### YOUR INSTRUCTIONS
All lines from the beginning of the listing through the line with "plt.rcParams['axes.unicode_minus'] = False" are to be copied word for word; the pictures are not.

### SOURCE DATA

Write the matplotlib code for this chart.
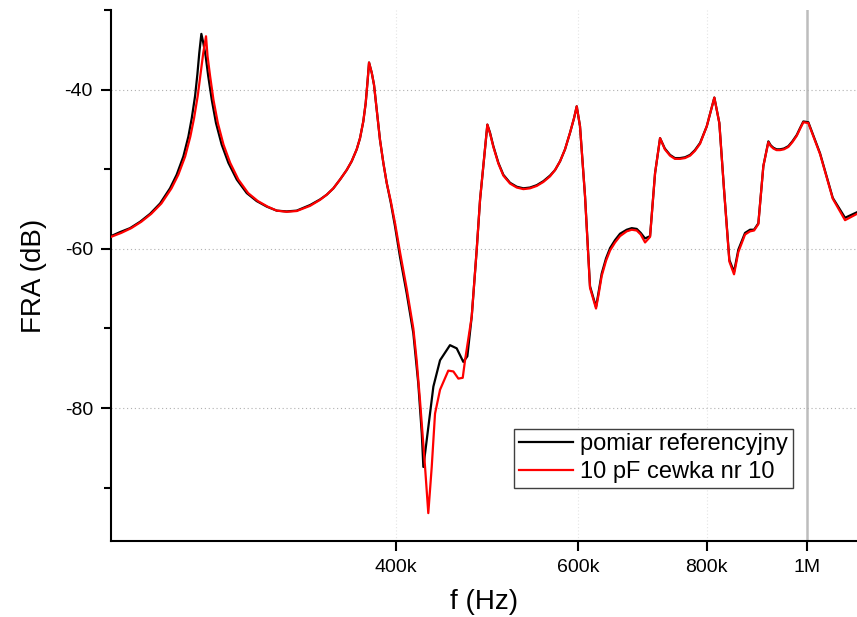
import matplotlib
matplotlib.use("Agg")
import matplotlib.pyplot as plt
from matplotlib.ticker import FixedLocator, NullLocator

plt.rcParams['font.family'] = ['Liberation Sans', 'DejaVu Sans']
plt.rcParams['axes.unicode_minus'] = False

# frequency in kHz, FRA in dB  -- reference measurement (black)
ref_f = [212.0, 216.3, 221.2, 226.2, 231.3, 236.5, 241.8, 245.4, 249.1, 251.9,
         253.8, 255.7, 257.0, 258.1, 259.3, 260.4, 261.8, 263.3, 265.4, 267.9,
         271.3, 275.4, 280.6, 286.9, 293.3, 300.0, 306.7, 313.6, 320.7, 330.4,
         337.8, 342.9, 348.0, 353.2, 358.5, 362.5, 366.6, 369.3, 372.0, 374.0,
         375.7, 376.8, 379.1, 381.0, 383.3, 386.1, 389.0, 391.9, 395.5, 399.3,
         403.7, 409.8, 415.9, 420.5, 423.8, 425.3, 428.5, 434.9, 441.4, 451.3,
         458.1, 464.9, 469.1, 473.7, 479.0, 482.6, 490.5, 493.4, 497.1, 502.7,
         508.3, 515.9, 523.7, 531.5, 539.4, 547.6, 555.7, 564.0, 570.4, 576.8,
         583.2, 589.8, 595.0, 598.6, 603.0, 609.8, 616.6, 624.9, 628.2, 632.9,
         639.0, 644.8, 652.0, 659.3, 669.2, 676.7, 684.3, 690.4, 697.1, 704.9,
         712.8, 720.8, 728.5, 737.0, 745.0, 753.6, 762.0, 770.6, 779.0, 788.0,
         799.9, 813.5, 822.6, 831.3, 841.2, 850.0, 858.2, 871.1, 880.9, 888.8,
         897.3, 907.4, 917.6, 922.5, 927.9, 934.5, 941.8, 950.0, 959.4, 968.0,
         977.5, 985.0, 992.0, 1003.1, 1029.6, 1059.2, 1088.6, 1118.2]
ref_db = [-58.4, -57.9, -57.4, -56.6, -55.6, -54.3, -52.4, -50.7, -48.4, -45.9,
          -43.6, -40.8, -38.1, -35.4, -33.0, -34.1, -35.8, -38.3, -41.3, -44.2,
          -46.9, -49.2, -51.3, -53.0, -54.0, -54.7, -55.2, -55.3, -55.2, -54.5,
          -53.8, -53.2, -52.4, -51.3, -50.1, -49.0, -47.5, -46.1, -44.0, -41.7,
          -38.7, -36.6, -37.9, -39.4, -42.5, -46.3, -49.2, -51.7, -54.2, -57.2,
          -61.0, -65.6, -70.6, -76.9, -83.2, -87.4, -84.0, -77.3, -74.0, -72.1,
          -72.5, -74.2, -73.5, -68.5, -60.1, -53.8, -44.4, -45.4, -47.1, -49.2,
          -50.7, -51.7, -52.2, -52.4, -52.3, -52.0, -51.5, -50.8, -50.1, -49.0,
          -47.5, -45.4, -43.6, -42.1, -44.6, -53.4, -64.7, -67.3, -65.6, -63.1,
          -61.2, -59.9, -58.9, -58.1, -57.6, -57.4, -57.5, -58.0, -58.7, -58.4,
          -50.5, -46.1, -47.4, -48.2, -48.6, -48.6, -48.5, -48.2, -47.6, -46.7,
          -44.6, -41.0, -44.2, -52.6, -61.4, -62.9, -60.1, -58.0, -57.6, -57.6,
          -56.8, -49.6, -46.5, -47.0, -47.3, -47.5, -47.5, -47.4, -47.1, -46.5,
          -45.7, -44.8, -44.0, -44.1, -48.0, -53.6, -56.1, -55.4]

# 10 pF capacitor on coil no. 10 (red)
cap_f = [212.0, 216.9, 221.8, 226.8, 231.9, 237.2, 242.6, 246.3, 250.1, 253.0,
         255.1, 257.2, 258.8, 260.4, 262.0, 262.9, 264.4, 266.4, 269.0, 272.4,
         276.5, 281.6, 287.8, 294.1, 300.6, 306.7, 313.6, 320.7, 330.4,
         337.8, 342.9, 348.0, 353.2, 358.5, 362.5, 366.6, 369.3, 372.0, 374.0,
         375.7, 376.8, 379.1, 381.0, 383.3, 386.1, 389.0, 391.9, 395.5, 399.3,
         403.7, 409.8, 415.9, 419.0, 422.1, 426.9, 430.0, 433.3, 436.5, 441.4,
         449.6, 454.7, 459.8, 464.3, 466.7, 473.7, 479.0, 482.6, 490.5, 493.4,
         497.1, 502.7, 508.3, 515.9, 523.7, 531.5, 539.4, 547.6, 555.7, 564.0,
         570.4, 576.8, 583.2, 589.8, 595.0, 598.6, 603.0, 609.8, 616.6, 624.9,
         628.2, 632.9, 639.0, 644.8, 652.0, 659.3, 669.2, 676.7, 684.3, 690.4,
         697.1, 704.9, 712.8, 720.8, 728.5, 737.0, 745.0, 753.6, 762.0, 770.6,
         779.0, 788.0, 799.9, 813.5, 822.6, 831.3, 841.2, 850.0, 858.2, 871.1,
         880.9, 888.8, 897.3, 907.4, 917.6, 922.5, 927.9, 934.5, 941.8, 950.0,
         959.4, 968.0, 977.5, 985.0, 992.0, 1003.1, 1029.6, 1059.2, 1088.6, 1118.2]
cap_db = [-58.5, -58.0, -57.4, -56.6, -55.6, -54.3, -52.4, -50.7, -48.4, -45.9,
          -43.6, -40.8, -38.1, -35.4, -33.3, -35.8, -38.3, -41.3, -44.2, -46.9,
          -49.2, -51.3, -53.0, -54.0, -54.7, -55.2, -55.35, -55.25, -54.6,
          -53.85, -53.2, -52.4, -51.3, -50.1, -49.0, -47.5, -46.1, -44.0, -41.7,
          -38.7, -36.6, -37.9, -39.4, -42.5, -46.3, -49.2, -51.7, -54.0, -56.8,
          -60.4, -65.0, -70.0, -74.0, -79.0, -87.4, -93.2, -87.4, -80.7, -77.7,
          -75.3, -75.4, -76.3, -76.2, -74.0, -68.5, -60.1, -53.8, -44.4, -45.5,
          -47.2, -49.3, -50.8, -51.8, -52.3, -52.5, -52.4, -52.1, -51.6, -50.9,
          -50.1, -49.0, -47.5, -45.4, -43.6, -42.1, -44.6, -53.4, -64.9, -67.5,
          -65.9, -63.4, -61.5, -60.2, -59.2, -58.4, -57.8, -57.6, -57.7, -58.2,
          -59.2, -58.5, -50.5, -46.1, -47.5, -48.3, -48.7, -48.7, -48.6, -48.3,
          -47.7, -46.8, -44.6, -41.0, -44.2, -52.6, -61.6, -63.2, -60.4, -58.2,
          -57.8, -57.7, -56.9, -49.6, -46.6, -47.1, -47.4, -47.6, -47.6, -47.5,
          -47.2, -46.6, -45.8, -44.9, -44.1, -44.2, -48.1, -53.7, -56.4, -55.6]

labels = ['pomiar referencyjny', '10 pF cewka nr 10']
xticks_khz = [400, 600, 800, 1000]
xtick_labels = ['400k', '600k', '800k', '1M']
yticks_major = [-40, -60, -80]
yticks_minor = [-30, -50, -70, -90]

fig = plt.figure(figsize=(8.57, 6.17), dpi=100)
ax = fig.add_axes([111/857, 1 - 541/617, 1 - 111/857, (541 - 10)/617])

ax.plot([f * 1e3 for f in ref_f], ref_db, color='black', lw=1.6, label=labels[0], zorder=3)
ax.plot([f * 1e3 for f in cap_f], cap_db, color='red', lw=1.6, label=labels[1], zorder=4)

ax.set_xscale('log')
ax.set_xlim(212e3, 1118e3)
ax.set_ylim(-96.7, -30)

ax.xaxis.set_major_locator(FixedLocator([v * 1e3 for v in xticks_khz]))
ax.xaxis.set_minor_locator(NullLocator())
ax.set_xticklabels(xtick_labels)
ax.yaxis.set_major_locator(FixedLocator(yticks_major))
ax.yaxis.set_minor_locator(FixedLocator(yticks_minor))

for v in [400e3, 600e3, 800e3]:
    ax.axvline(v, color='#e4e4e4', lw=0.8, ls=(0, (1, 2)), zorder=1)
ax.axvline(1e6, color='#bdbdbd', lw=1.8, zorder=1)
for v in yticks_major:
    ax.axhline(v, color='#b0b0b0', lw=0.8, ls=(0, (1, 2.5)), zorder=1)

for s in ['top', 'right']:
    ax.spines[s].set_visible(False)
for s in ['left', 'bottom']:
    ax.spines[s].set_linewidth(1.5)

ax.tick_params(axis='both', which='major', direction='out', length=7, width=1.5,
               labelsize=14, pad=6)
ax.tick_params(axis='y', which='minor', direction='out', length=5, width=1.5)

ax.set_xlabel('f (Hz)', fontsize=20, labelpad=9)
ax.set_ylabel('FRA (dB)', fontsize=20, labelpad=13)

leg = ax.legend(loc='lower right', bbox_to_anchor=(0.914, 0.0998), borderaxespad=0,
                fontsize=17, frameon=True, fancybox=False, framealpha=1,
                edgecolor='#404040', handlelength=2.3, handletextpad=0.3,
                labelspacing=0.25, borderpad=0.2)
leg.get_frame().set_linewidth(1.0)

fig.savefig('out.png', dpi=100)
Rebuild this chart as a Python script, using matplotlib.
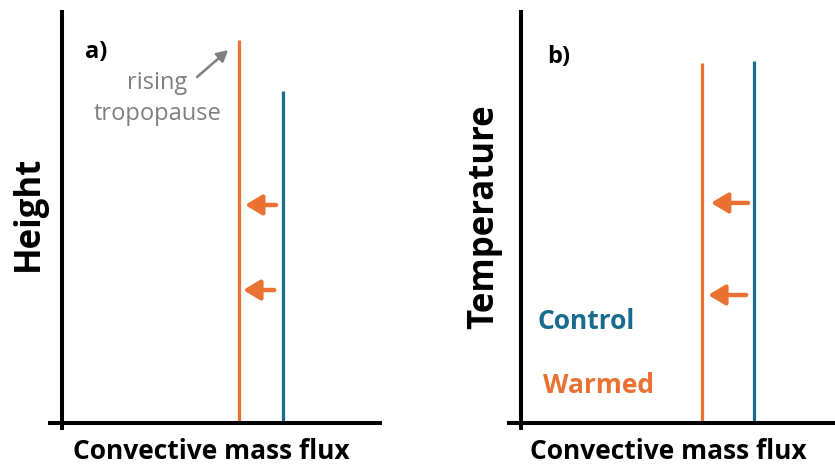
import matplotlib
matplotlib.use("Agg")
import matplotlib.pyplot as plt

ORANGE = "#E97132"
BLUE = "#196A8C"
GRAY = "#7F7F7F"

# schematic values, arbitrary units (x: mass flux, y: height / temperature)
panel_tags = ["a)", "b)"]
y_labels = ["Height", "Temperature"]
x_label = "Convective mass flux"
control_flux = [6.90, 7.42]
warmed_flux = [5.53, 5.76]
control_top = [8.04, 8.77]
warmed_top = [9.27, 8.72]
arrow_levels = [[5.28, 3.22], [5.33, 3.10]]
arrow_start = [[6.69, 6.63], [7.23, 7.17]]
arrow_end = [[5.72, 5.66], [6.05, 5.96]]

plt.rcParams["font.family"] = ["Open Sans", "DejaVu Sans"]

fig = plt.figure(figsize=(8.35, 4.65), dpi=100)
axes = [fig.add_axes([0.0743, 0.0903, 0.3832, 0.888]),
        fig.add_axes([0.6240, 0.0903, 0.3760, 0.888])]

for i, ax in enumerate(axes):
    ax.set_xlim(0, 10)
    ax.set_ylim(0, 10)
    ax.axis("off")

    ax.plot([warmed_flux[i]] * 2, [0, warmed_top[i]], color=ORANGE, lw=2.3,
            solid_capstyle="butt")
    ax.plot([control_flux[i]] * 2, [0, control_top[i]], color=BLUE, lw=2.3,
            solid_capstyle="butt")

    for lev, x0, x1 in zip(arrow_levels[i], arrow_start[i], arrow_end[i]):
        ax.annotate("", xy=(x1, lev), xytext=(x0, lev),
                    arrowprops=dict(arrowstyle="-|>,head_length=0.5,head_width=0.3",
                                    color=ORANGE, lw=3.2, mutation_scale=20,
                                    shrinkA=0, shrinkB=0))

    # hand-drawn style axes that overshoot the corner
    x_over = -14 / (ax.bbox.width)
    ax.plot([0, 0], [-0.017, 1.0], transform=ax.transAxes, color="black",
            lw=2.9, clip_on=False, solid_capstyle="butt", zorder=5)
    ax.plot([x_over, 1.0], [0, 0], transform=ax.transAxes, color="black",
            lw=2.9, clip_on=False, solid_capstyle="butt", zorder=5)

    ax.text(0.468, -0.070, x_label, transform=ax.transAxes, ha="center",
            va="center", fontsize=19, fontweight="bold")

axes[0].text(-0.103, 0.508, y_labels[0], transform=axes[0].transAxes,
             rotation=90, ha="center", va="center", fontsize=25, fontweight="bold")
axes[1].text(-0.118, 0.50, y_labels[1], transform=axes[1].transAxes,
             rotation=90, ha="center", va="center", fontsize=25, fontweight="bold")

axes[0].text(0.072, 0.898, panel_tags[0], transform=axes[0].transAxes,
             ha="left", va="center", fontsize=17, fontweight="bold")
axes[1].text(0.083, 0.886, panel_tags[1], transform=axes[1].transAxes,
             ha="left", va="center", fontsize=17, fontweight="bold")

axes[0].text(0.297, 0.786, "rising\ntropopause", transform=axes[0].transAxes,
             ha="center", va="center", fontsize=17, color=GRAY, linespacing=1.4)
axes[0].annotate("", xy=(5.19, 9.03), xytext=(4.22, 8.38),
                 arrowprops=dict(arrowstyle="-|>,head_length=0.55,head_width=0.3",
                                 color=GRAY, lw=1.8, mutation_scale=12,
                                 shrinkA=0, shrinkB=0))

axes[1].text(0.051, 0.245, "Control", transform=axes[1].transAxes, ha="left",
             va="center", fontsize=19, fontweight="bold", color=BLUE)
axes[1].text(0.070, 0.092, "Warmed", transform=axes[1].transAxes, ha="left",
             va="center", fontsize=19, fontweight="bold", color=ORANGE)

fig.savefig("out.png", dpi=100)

### RESPONSE BELOW
Write the matplotlib code for this chart.
import matplotlib
matplotlib.use("Agg")
import matplotlib.pyplot as plt
from matplotlib.ticker import FixedLocator, NullLocator

plt.rcParams['font.family'] = ['Liberation Sans', 'DejaVu Sans']
plt.rcParams['axes.unicode_minus'] = False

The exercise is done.